Tuesday, July 28, 2009

Digital Television

Digital television (DTV) is the transmission of audio and video by digital signals, in contrast to the analog signals used by analog TV.  There are many DTV standards prevalent.  But about 3-4 are widely used across the globe and are specific to their respective continents like Europe/Asia, North America, Japan/South America, China, Korea, etc.

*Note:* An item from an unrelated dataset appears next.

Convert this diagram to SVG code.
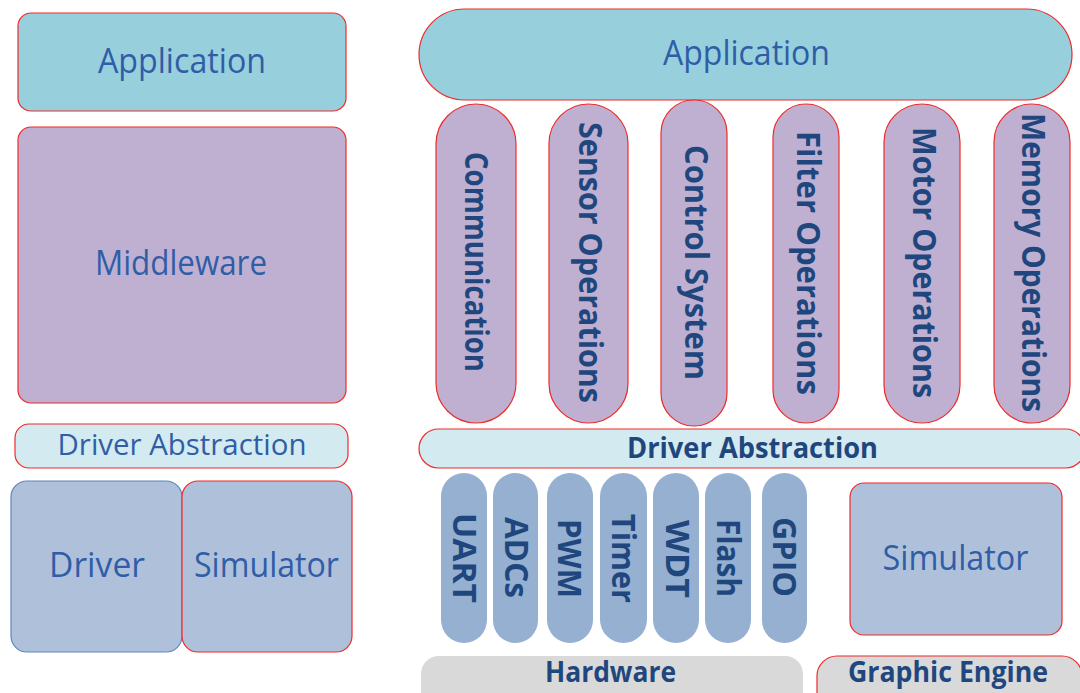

This is again one very good example of competing standards which though results in better features but makes things confusing for a consumer.  For e.g., a device adhering to one standard may not work with any other standard and if the consumer is moving to that region, the device becomes useless.  Anywayz, keeping away politics in electronics, lets look at some of the most prevalent and widely used standards across the world. 

DVB

Digital Video Broadcasting (DVB) standards are maintained by the DVB Project, an international industry consortium with more than 270 members, and they are published by a Joint Technical Committee (JTC) of European Telecommunications Standards Institute (ETSI), European Committee for Electrotechnical Standardization (CENELEC) and European Broadcasting Union (EBU). DVB systems are used in Europe, Africa, Middle East and most of Asia except South Korea, China and Japan. DVB systems distribute data using a variety of approaches for the various medium of transmissions.  They are;

Satellite: DVB-S, DVB-S2 and DVB-SH
Cable: DVB-C, DVB-C2
Terrestrial television: DVB-T, DVB-T2
Handhelds: DVB-H, DVB-SH

ATSC

ATSC is a set of standards developed by the Advanced Television Systems Committee for digital television transmission over terrestrial, cable, and satellite networks. ATSC-M/H (Advanced Television Systems Committee - Mobile/Handheld) is a standard in the USA for mobile digital TV, that allows TV broadcasts to be received by mobile devices.

ISDB

Integrated Services Digital Broadcasting (ISDB) is a Japanese standard for digital television (DTV) and digital radio used by the country's radio and television stations. The core standards of ISDB are

ISDB-S (satellite television)
ISDB-T(terrestrial)
ISDB-C (cable)
2.6GHz band mobile broadcasting

They are all based on MPEG-2 video and audio coding as well as the transport stream described by the MPEG-2 standard, and are capable of high definition television (HDTV). ISDB-T and ISDB-Tsb are for mobile reception in TV bands. 1seg is the name of an ISDB-T service for reception on cell phones, laptop computers and vehicles.  The concept was named for its similarity to ISDN, because both allow multiple channels of data to be transmitted together (a process called multiplexing).

There are some more standards DMB by China and T-DMB by South Korea too.